_WORK TO DO_
Transcribe the listing in full, excluding any pictures.

[START GIVEN INFORMATION]

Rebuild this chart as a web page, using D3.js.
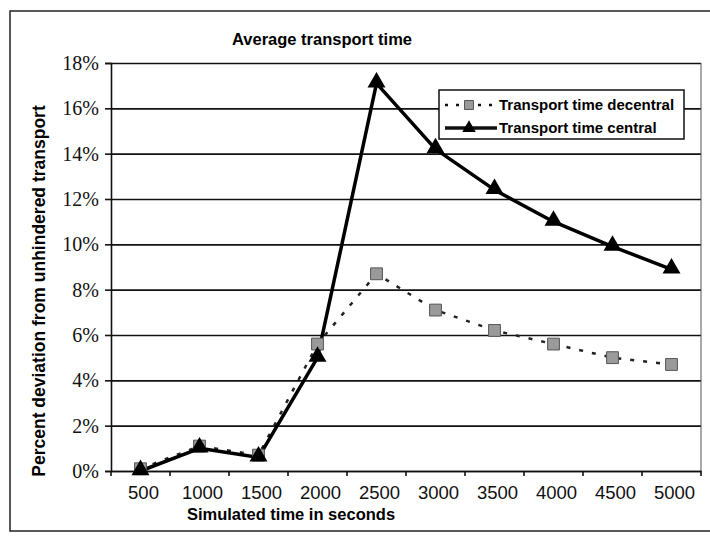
<!DOCTYPE html>
<html>
<head>
<meta charset="utf-8">
<script src="https://cdn.jsdelivr.net/npm/d3@7"></script>
<style>
  body { margin: 0; background: #fff; }
  svg { display: block; }
</style>
</head>
<body>
<div id="chart"></div>
<script>
const simTimes = ['500', '1000', '1500', '2000', '2500', '3000', '3500', '4000', '4500', '5000'];
const decentral = [0.001, 0.011, 0.007, 0.056, 0.087, 0.071, 0.062, 0.056, 0.050, 0.047];
const central = [0.000, 0.010, 0.006, 0.050, 0.171, 0.142, 0.124, 0.110, 0.099, 0.089];
const yTicks = [0, 0.02, 0.04, 0.06, 0.08, 0.10, 0.12, 0.14, 0.16, 0.18];
const seriesNames = ['Transport time decentral', 'Transport time central'];

const W = 710, H = 536;
const plot = { left: 111, right: 701, top: 63, bottom: 471 };

const svg = d3.select('#chart').append('svg')
    .attr('width', W)
    .attr('height', H);

// outer frame (right side runs off the picture)
svg.append('rect')
    .attr('x', 10).attr('y', 11)
    .attr('width', 710).attr('height', 520)
    .attr('fill', 'none')
    .attr('stroke', '#222')
    .attr('stroke-width', 1.5);

const x = d3.scaleBand()
    .domain(simTimes)
    .range([plot.left, plot.right])
    .padding(0);

const y = d3.scaleLinear()
    .domain([0, 0.18])
    .range([plot.bottom, plot.top]);

// gridlines
svg.append('g')
    .attr('transform', `translate(${plot.left},0)`)
    .call(d3.axisLeft(y).tickValues(yTicks).tickSize(-(plot.right - plot.left)).tickFormat(''))
    .call(g => g.select('.domain').remove())
    .call(g => g.selectAll('line').attr('stroke', '#111').attr('stroke-width', 1.6));

// right edge of plot area
svg.append('line')
    .attr('x1', plot.right).attr('x2', plot.right)
    .attr('y1', plot.top).attr('y2', plot.bottom)
    .attr('stroke', '#555').attr('stroke-width', 1);

// y axis
svg.append('g')
    .attr('transform', `translate(${plot.left},0)`)
    .call(d3.axisLeft(y).tickValues(yTicks).tickSize(6).tickPadding(6).tickFormat(d3.format('.0%')))
    .call(g => g.select('.domain').attr('stroke', '#111').attr('stroke-width', 1.6))
    .call(g => g.selectAll('line').attr('stroke', '#111').attr('stroke-width', 1.6))
    .call(g => g.selectAll('text')
        .attr('font-family', '"Liberation Serif", "Times New Roman", serif')
        .attr('font-size', 20)
        .attr('fill', '#111'));

// x axis: labels at band centres, ticks at band boundaries
const xAxis = svg.append('g')
    .attr('transform', `translate(0,${plot.bottom})`)
    .call(d3.axisBottom(x).tickSize(0).tickPadding(15))
    .call(g => g.select('.domain').attr('stroke', '#111').attr('stroke-width', 1.6))
    .call(g => g.selectAll('text')
        .attr('font-family', '"Liberation Sans", Arial, sans-serif')
        .attr('font-size', 18.5)
        .attr('dx', 3)
        .attr('fill', '#111'));

xAxis.selectAll('.bound')
    .data(simTimes.concat(['end']))
    .join('line')
    .attr('class', 'bound')
    .attr('x1', d => d === 'end' ? plot.right : x(d))
    .attr('x2', d => d === 'end' ? plot.right : x(d))
    .attr('y1', 0).attr('y2', 5)
    .attr('stroke', '#111').attr('stroke-width', 1.6);

// lines
const line = d3.line()
    .x((d, i) => x(simTimes[i]) + x.bandwidth() / 2)
    .y(d => y(d));

svg.append('path')
    .datum(decentral)
    .attr('d', line)
    .attr('fill', 'none')
    .attr('stroke', '#222')
    .attr('stroke-width', 2.5)
    .attr('stroke-dasharray', '4,9');

svg.append('path')
    .datum(central)
    .attr('d', line)
    .attr('fill', 'none')
    .attr('stroke', '#000')
    .attr('stroke-width', 3.5)
    .attr('stroke-linejoin', 'round');

const square = d3.symbol().type(d3.symbolSquare).size(140);
const triangle = d3.symbol().type(d3.symbolTriangle).size(140);

svg.append('g').selectAll('path')
    .data(decentral)
    .join('path')
    .attr('transform', (d, i) => `translate(${x(simTimes[i]) + x.bandwidth() / 2},${y(d)})`)
    .attr('d', square)
    .attr('fill', '#9a9a9a')
    .attr('stroke', '#555')
    .attr('stroke-width', 1);

svg.append('g').selectAll('path')
    .data(central)
    .join('path')
    .attr('transform', (d, i) => `translate(${x(simTimes[i]) + x.bandwidth() / 2},${y(d) - 1})`)
    .attr('d', triangle)
    .attr('fill', '#000');

// titles
svg.append('text')
    .attr('x', 322).attr('y', 45)
    .attr('text-anchor', 'middle')
    .attr('font-family', '"Liberation Sans", Arial, sans-serif')
    .attr('font-weight', 'bold')
    .attr('font-size', 16.5)
    .text('Average transport time');

svg.append('text')
    .attr('x', 291).attr('y', 520)
    .attr('text-anchor', 'middle')
    .attr('font-family', '"Liberation Sans", Arial, sans-serif')
    .attr('font-weight', 'bold')
    .attr('font-size', 16.5)
    .text('Simulated time in seconds');

svg.append('text')
    .attr('transform', 'translate(45,291) rotate(-90)')
    .attr('text-anchor', 'middle')
    .attr('font-family', '"Liberation Sans", Arial, sans-serif')
    .attr('font-weight', 'bold')
    .attr('font-size', 17.5)
    .text('Percent deviation from unhindered transport');

// legend
const legend = svg.append('g').attr('transform', 'translate(439,90)');
legend.append('rect')
    .attr('width', 245).attr('height', 49)
    .attr('fill', '#fff')
    .attr('stroke', '#111')
    .attr('stroke-width', 1.5);

const legendRows = [
    { name: seriesNames[0], dash: '3,8', width: 2.5, sym: square, fill: '#9a9a9a', stroke: '#555' },
    { name: seriesNames[1], dash: null, width: 3.5, sym: triangle, fill: '#000', stroke: 'none' }
];

legendRows.forEach((r, i) => {
    const cy = 15 + i * 23;
    legend.append('line')
        .attr('x1', 6).attr('x2', 58)
        .attr('y1', cy).attr('y2', cy)
        .attr('stroke', '#111')
        .attr('stroke-width', r.width)
        .attr('stroke-dasharray', r.dash);
    legend.append('path')
        .attr('transform', `translate(30,${cy})`)
        .attr('d', r.sym.size(80)())
        .attr('fill', r.fill)
        .attr('stroke', r.stroke);
    legend.append('text')
        .attr('x', 60).attr('y', cy + 5)
        .attr('font-family', '"Liberation Sans", Arial, sans-serif')
        .attr('font-weight', 'bold')
        .attr('font-size', 15)
        .text(r.name);
});
</script>
</body>
</html>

[END GIVEN INFORMATION]

_RESPONSE_
Rebuild this chart as a web page, using D3.js.
<!DOCTYPE html>
<html>
<head>
<meta charset="utf-8">
<script src="https://cdn.jsdelivr.net/npm/d3@7"></script>
<style>
  body { margin: 0; background: #fff; }
  svg { display: block; }
</style>
</head>
<body>
<div id="chart"></div>
<script>
const simTimes = ['500', '1000', '1500', '2000', '2500', '3000', '3500', '4000', '4500', '5000'];
const decentral = [0.001, 0.011, 0.007, 0.056, 0.087, 0.071, 0.062, 0.056, 0.050, 0.047];
const central = [0.000, 0.010, 0.006, 0.050, 0.171, 0.142, 0.124, 0.110, 0.099, 0.089];
const yTicks = [0, 0.02, 0.04, 0.06, 0.08, 0.10, 0.12, 0.14, 0.16, 0.18];
const seriesNames = ['Transport time decentral', 'Transport time central'];

const W = 710, H = 536;
const plot = { left: 111, right: 701, top: 63, bottom: 471 };

const svg = d3.select('#chart').append('svg')
    .attr('width', W)
    .attr('height', H);

// outer frame (right side runs off the picture)
svg.append('rect')
    .attr('x', 10).attr('y', 11)
    .attr('width', 710).attr('height', 520)
    .attr('fill', 'none')
    .attr('stroke', '#222')
    .attr('stroke-width', 1.5);

const x = d3.scaleBand()
    .domain(simTimes)
    .range([plot.left, plot.right])
    .padding(0);

const y = d3.scaleLinear()
    .domain([0, 0.18])
    .range([plot.bottom, plot.top]);

// gridlines
svg.append('g')
    .attr('transform', `translate(${plot.left},0)`)
    .call(d3.axisLeft(y).tickValues(yTicks).tickSize(-(plot.right - plot.left)).tickFormat(''))
    .call(g => g.select('.domain').remove())
    .call(g => g.selectAll('line').attr('stroke', '#111').attr('stroke-width', 1.6));

// right edge of plot area
svg.append('line')
    .attr('x1', plot.right).attr('x2', plot.right)
    .attr('y1', plot.top).attr('y2', plot.bottom)
    .attr('stroke', '#555').attr('stroke-width', 1);

// y axis
svg.append('g')
    .attr('transform', `translate(${plot.left},0)`)
    .call(d3.axisLeft(y).tickValues(yTicks).tickSize(6).tickPadding(6).tickFormat(d3.format('.0%')))
    .call(g => g.select('.domain').attr('stroke', '#111').attr('stroke-width', 1.6))
    .call(g => g.selectAll('line').attr('stroke', '#111').attr('stroke-width', 1.6))
    .call(g => g.selectAll('text')
        .attr('font-family', '"Liberation Serif", "Times New Roman", serif')
        .attr('font-size', 20)
        .attr('fill', '#111'));

// x axis: labels at band centres, ticks at band boundaries
const xAxis = svg.append('g')
    .attr('transform', `translate(0,${plot.bottom})`)
    .call(d3.axisBottom(x).tickSize(0).tickPadding(15))
    .call(g => g.select('.domain').attr('stroke', '#111').attr('stroke-width', 1.6))
    .call(g => g.selectAll('text')
        .attr('font-family', '"Liberation Sans", Arial, sans-serif')
        .attr('font-size', 18.5)
        .attr('dx', 3)
        .attr('fill', '#111'));

xAxis.selectAll('.bound')
    .data(simTimes.concat(['end']))
    .join('line')
    .attr('class', 'bound')
    .attr('x1', d => d === 'end' ? plot.right : x(d))
    .attr('x2', d => d === 'end' ? plot.right : x(d))
    .attr('y1', 0).attr('y2', 5)
    .attr('stroke', '#111').attr('stroke-width', 1.6);

// lines
const line = d3.line()
    .x((d, i) => x(simTimes[i]) + x.bandwidth() / 2)
    .y(d => y(d));

svg.append('path')
    .datum(decentral)
    .attr('d', line)
    .attr('fill', 'none')
    .attr('stroke', '#222')
    .attr('stroke-width', 2.5)
    .attr('stroke-dasharray', '4,9');

svg.append('path')
    .datum(central)
    .attr('d', line)
    .attr('fill', 'none')
    .attr('stroke', '#000')
    .attr('stroke-width', 3.5)
    .attr('stroke-linejoin', 'round');

const square = d3.symbol().type(d3.symbolSquare).size(140);
const triangle = d3.symbol().type(d3.symbolTriangle).size(140);

svg.append('g').selectAll('path')
    .data(decentral)
    .join('path')
    .attr('transform', (d, i) => `translate(${x(simTimes[i]) + x.bandwidth() / 2},${y(d)})`)
    .attr('d', square)
    .attr('fill', '#9a9a9a')
    .attr('stroke', '#555')
    .attr('stroke-width', 1);

svg.append('g').selectAll('path')
    .data(central)
    .join('path')
    .attr('transform', (d, i) => `translate(${x(simTimes[i]) + x.bandwidth() / 2},${y(d) - 1})`)
    .attr('d', triangle)
    .attr('fill', '#000');

// titles
svg.append('text')
    .attr('x', 322).attr('y', 45)
    .attr('text-anchor', 'middle')
    .attr('font-family', '"Liberation Sans", Arial, sans-serif')
    .attr('font-weight', 'bold')
    .attr('font-size', 16.5)
    .text('Average transport time');

svg.append('text')
    .attr('x', 291).attr('y', 520)
    .attr('text-anchor', 'middle')
    .attr('font-family', '"Liberation Sans", Arial, sans-serif')
    .attr('font-weight', 'bold')
    .attr('font-size', 16.5)
    .text('Simulated time in seconds');

svg.append('text')
    .attr('transform', 'translate(45,291) rotate(-90)')
    .attr('text-anchor', 'middle')
    .attr('font-family', '"Liberation Sans", Arial, sans-serif')
    .attr('font-weight', 'bold')
    .attr('font-size', 17.5)
    .text('Percent deviation from unhindered transport');

// legend
const legend = svg.append('g').attr('transform', 'translate(439,90)');
legend.append('rect')
    .attr('width', 245).attr('height', 49)
    .attr('fill', '#fff')
    .attr('stroke', '#111')
    .attr('stroke-width', 1.5);

const legendRows = [
    { name: seriesNames[0], dash: '3,8', width: 2.5, sym: square, fill: '#9a9a9a', stroke: '#555' },
    { name: seriesNames[1], dash: null, width: 3.5, sym: triangle, fill: '#000', stroke: 'none' }
];

legendRows.forEach((r, i) => {
    const cy = 15 + i * 23;
    legend.append('line')
        .attr('x1', 6).attr('x2', 58)
        .attr('y1', cy).attr('y2', cy)
        .attr('stroke', '#111')
        .attr('stroke-width', r.width)
        .attr('stroke-dasharray', r.dash);
    legend.append('path')
        .attr('transform', `translate(30,${cy})`)
        .attr('d', r.sym.size(80)())
        .attr('fill', r.fill)
        .attr('stroke', r.stroke);
    legend.append('text')
        .attr('x', 60).attr('y', cy + 5)
        .attr('font-family', '"Liberation Sans", Arial, sans-serif')
        .attr('font-weight', 'bold')
        .attr('font-size', 15)
        .text(r.name);
});
</script>
</body>
</html>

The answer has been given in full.